Gathering a lot of data won’t improve network performance. Administrators need tools to help them slice and dice the data and thus determine the most effective responses.
“Finding problems in a network is like finding a needle in a haystack,” Buddington says. “Managers need an automated way for the network monitors to make them aware of problems.” A root cause analysis engine provides that automation by using artificial intelligence–based software to suggest responses.
MacVittie advises that data centers also adopt tools that can aggregate performance information and display summaries in an electronic dashboard and additionally convert the data into report-friendly formats.
Plus, the analysis tool must support the ability to drill down into the infrastructure, she says. “Look at the application level, because that’s generally what will cause users to complain first: ‘This application is running too slow,’” MacVittie explains. “But you have to be able to drill down from an application perspective into the network to see if there’s a problem with a misconfigured switch, for example, or a port is going bad and dropping packets.”
Network managers face a fundamental question when they evaluate any monitoring solution: Is it better to buy a comprehensive tool suite from a single vendor or to integrate best-of-breed tools from multiple companies?
“We’ve gone full circle on that question a couple of times,” Bear says. “Now, I think there’s a general belief that no one vendor is the best at every aspect of network monitoring. So organizations will have to go with some mixture of best-of-breed solutions.”

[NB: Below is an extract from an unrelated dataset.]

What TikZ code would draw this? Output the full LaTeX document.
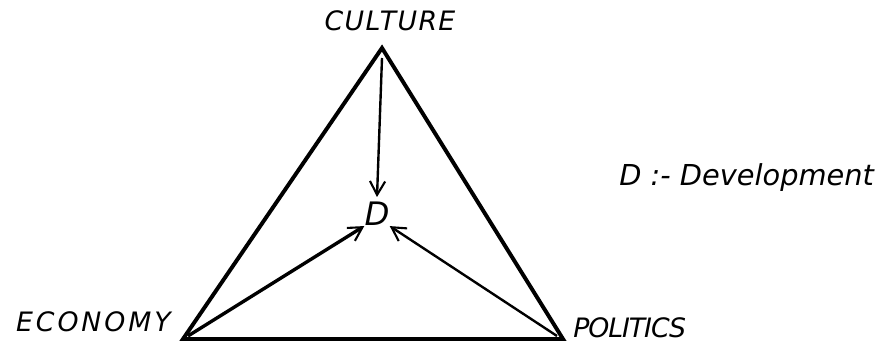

No matter which side of this question a network administrator comes down on, the key will be for all of the tools to connect to a central data-collection platform so that managers can gain a common view of network health.
“I advocate for integrated management, where you don’t set up separate operations and practices for each technology,” Frey notes.
Tool integration is particularly important when organizations embrace new initiatives, because network administrators often assume that they’ll need a new set of monitoring tools as well, Frey says.
“You may have some new tools for the detailed troubleshooting, configuration and administration of a specific technology,” he adds. “That’s fine for the initial assessment and pilot phase. But once you move to production, the operations and planning functions need to be integrated into” the big-picture network monitoring platform.
Integration of network performance data is also important. A shared information database, also known as a performance management database, enables organizations to create internal best practices for resolving problems quickly.
“This is an important resource for organizations, particularly more complex ones with large IT teams. Such a database means that everybody has access to the same information,” Bear adds. “It gives everyone a common starting point when problems arise and reduces finger-pointing, because everyone is looking at the same collection of data.”
By adopting these tactics, network managers should be able to instill best practices that will help them scale and grow their networks as their organizations expand. But even after they develop a monitoring strategy and pull together a portfolio of solutions to help them carry it out, they will need to be vigilant.
“Organizations must constantly adapt — to acquisitions, to new applications and to new users,” Rumford points out. “Therefore, networks have to adapt over time, too.”